L’adolescent suicidaire

Xavier POMMEREAU , Dunod, 1996, 252 p.

Xavier Pommereau est psychiatre. Il dirige à Bordeaux l’Unité Médico-Psychologique de l’Adolescent et du Jeune Adulte. Ce centre de court séjour reçoit 400 patients par an depuis son ouverture en 1992. Il sait donc de quoi il parle. Et il en parle remarquablement bien. Les premières lignes de son ouvrage donne le ton: « Tout acte suicidaire est l’expression d’une tragédie qui se joue sur l’avant-scène d’un profond désespoir intérieur ». Les 237 pages suivantes ne démentiront ni l’intelligence du propos, ni la finesse et la pertinence de l’analyse. Chacune des explications avancées s’appuie sur une vignette clinique qui donne au texte profondeur et émotion.

L’auteur rappelle d’abord brièvement les chiffres et statistiques qui commencent à être connus. Le suicide constitue la première cause de mortalité chez les 25-34 ans (la seconde chez les 15-24 ans). On estime à 20% la sous-estimation du phénomène (actes non déclarés officiellement comme suicides). On compte 10 fois plus de suicidants (acte non abouti) que de suicidés (acte accompli), sans compter les nombreux suicidaires (qui expriment le désir d’avoir recours au geste fatal). On trouve chez les suicidants 3 filles pour 1 garçon et chez les suicidés 3 garçons pour 1 fille. La brutalité de ces chiffres ne donne pas bien entendu la mesure de l’angoisse, de la détresse et de l’extrême souffrance pas plus de l’acteur que de son entourage. L’auteur tente d’apporter sinon une explication au moins des éléments de compréhension face à ce geste indicible.

Il y a d’abord l’adolescence, cet âge de la vie si propice à l’agir. Conséquence d’une difficulté à mentaliser, l’être humain valorise alors des actes qui lui permettent de recouvrer un rôle actif et donc un sentiment de maîtrise tant sur sa réalité externe qu’interne. Il va dès lors investir son corps d’une façon paradoxale: à la fois moyen d’agir et cible de ses agissements. L’allongement interminable de l’adolescence qui s’est accompagné de la disparition des rites de passage joue un rôle non moins important: sans repère ni étayage, certains jeunes vont chercher très loin les limites pour tenter d’exister.

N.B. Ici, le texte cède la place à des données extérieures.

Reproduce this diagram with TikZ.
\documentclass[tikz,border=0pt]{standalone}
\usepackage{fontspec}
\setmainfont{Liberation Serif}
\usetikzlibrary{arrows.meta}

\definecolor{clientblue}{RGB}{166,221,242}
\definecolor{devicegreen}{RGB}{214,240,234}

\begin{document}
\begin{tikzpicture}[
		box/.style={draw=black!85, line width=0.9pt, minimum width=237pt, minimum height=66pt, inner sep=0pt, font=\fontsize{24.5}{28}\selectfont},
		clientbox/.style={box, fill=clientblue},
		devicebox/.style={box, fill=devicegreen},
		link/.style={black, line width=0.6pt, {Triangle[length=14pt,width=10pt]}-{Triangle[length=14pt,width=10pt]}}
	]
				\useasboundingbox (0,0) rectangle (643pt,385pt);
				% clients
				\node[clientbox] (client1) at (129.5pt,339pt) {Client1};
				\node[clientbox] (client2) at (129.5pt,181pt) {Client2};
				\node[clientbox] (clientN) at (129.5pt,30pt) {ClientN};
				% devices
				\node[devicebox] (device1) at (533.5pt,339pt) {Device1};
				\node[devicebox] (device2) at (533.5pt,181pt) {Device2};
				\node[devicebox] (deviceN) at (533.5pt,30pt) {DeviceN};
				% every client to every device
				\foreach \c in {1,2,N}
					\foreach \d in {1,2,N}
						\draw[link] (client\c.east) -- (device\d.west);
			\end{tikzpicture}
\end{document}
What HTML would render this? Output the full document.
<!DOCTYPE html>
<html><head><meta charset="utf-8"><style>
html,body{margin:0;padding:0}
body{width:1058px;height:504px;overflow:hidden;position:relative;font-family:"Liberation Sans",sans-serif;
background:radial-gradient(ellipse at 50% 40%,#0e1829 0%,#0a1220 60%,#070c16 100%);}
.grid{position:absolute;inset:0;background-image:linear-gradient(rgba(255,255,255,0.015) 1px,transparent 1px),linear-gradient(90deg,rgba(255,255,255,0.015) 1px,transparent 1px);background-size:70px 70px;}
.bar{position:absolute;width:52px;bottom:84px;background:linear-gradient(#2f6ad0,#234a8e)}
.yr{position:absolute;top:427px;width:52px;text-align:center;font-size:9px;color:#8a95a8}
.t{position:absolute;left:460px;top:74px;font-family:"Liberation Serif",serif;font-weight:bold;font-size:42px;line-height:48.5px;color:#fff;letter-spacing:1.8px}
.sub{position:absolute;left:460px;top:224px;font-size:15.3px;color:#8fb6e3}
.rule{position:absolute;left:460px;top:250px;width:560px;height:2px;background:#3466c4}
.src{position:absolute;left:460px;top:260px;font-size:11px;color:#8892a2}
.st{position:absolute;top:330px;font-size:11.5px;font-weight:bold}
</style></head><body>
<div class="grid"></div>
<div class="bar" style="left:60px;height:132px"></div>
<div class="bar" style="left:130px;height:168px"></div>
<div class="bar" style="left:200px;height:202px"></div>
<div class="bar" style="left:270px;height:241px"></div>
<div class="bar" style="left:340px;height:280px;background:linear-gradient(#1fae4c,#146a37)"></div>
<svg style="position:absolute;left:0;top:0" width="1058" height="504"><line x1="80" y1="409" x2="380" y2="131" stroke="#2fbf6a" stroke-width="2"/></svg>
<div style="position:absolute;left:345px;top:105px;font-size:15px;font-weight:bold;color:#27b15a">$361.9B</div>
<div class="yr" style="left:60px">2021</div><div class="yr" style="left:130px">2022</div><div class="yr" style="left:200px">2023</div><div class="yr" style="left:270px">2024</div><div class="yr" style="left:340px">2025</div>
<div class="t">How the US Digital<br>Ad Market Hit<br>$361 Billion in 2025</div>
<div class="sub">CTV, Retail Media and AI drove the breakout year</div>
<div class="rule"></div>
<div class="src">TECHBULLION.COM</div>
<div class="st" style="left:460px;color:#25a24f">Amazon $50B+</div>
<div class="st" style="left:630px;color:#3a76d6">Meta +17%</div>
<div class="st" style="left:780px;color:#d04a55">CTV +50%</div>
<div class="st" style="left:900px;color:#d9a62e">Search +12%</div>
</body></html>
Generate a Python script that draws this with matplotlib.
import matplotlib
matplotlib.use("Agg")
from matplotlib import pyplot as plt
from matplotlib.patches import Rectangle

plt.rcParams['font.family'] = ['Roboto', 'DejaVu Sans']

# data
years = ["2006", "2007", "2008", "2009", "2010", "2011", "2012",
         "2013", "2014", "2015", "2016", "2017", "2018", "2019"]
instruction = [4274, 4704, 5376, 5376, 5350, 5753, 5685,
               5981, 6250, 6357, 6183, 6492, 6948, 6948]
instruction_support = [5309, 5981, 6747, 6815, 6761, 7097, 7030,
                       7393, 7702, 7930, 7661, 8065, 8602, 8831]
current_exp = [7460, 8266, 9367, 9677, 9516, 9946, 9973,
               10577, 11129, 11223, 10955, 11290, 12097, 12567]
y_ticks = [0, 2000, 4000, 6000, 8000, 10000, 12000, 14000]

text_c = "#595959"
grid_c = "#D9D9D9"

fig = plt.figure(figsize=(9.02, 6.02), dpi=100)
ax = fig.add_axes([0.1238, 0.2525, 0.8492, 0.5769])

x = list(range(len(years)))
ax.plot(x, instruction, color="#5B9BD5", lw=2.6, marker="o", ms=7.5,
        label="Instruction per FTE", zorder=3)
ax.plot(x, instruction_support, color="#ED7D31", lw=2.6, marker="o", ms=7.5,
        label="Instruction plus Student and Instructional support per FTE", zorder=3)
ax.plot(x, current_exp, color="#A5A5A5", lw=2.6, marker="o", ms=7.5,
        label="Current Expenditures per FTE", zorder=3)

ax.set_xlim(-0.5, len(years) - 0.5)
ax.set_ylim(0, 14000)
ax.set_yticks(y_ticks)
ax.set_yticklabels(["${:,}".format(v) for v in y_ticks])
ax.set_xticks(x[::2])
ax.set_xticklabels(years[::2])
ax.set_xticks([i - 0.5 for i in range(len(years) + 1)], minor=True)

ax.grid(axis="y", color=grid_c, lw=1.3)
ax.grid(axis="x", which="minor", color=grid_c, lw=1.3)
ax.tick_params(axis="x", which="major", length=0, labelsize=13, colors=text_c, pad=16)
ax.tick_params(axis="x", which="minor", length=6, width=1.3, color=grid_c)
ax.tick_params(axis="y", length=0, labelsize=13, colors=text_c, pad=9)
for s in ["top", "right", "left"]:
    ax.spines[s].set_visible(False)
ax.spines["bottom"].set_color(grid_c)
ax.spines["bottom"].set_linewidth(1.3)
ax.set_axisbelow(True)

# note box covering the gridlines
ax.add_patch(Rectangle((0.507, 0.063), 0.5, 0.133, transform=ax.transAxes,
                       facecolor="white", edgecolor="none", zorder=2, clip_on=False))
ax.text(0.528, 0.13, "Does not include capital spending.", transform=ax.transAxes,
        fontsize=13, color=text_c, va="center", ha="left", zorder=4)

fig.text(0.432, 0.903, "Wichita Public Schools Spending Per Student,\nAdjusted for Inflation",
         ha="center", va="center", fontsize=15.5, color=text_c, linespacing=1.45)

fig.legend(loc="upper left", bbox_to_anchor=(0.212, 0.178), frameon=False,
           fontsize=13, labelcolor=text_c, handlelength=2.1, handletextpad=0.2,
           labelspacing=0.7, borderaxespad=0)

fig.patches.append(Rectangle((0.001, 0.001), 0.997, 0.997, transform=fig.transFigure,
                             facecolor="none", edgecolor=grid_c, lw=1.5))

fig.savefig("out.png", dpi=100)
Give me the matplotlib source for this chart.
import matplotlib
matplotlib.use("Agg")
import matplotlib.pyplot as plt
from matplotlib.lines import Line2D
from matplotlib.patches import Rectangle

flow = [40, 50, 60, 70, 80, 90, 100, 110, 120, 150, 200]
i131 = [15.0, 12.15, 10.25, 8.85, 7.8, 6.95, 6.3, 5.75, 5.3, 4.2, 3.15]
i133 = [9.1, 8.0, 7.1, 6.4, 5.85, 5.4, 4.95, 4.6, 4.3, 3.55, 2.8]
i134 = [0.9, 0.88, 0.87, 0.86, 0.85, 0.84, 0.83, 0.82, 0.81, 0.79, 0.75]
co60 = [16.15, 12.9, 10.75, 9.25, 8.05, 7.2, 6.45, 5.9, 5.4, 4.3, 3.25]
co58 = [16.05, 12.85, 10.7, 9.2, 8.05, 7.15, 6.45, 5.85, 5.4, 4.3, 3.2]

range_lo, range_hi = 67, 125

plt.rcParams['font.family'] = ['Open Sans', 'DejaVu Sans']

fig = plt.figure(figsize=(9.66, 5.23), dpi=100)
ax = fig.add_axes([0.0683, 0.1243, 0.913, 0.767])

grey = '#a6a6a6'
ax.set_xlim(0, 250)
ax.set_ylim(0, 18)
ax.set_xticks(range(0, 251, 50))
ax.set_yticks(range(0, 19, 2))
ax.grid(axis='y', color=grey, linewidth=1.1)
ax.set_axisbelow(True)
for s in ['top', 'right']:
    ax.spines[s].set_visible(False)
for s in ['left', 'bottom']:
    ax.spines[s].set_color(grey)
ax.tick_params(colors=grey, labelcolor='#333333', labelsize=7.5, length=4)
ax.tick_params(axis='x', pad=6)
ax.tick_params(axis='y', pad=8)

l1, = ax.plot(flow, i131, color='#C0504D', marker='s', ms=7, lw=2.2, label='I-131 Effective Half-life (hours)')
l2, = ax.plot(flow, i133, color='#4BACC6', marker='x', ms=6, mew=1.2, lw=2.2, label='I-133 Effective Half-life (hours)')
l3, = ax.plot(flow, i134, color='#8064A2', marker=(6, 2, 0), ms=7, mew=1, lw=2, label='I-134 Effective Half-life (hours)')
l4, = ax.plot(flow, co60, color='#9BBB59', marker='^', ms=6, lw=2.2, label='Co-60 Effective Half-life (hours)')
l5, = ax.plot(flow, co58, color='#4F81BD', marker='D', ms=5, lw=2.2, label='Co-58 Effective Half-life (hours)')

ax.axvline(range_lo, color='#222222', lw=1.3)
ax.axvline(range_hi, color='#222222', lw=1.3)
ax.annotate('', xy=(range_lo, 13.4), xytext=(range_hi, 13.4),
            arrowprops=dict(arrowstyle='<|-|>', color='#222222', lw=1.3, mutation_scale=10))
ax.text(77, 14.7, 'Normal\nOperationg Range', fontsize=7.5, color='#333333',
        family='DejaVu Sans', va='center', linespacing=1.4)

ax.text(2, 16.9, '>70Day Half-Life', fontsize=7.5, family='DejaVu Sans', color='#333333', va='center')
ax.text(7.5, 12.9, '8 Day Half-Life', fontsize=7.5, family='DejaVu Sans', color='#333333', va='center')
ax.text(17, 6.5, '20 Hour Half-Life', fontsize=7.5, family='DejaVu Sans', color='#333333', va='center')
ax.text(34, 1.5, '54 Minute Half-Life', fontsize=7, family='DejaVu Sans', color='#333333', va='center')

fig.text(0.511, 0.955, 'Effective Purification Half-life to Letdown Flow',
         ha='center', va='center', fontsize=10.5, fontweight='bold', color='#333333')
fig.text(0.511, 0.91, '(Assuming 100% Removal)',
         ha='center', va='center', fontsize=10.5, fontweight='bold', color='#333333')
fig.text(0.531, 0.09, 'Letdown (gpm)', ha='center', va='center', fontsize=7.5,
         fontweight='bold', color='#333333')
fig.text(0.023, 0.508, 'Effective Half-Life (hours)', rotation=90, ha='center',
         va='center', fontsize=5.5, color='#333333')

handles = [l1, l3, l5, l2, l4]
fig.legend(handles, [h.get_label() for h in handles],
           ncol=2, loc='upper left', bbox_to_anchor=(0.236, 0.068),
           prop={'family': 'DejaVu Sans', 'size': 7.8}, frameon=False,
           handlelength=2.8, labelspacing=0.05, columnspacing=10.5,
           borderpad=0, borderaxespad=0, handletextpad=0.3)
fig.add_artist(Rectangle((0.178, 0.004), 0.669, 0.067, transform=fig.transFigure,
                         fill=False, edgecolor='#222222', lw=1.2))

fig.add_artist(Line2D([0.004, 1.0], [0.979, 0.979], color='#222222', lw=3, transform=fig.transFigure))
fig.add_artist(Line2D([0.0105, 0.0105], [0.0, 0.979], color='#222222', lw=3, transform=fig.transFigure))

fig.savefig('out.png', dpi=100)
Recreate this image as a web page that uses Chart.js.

Il y a ensuite les facteurs socio-culturels favorisant: les problèmes socio-économiques avec leur cortège d’exclusion, d’éclatement familial, d’altération du sens civique et de convivialité créent un climat propice aux passages à l’acte.

Pour autant, chaque individu conserve une étonnante plasticité adaptative permettant les réaménagements face aux changements et traumatismes subis. Le contexte social ne prime pas toujours sur le degré de tolérance, la vulnérabilité psychique et l’éventuelle fragilité narcissique propre à l’individu.

La configuration familiale constitue un autre facteur essentiel: climat relationnel délétère, confusion des générations, imprécision quant à la place de chacun, démission parentale, absence des pères, omnipotence des mères. Les abus sexuels occupent une place non négligeable dans la détérioration du contexte de vie de l’adolescent, pouvant mener au suicide. Mais le malheur touche aussi des familles en apparence « sans histoire ». Celles marquées par l’asepsie relationnelle sont tout aussi exposées que celles traversées par la violence agie.

Après avoir confronté la problématique du suicide adolescent à la société et à la famille, l’auteur consacre de nombreuses pages à resituer la question face à l’école puis face au dispositif de soins.

Quelles que soient les tentatives de compréhension abordées ici, rien ne pourra jamais amoindrir le geste fatal d’un adolescent: « son cadavre est un fardeau que les survivants auront à porter, dont le poids est celui de la culpabilité » (p.126).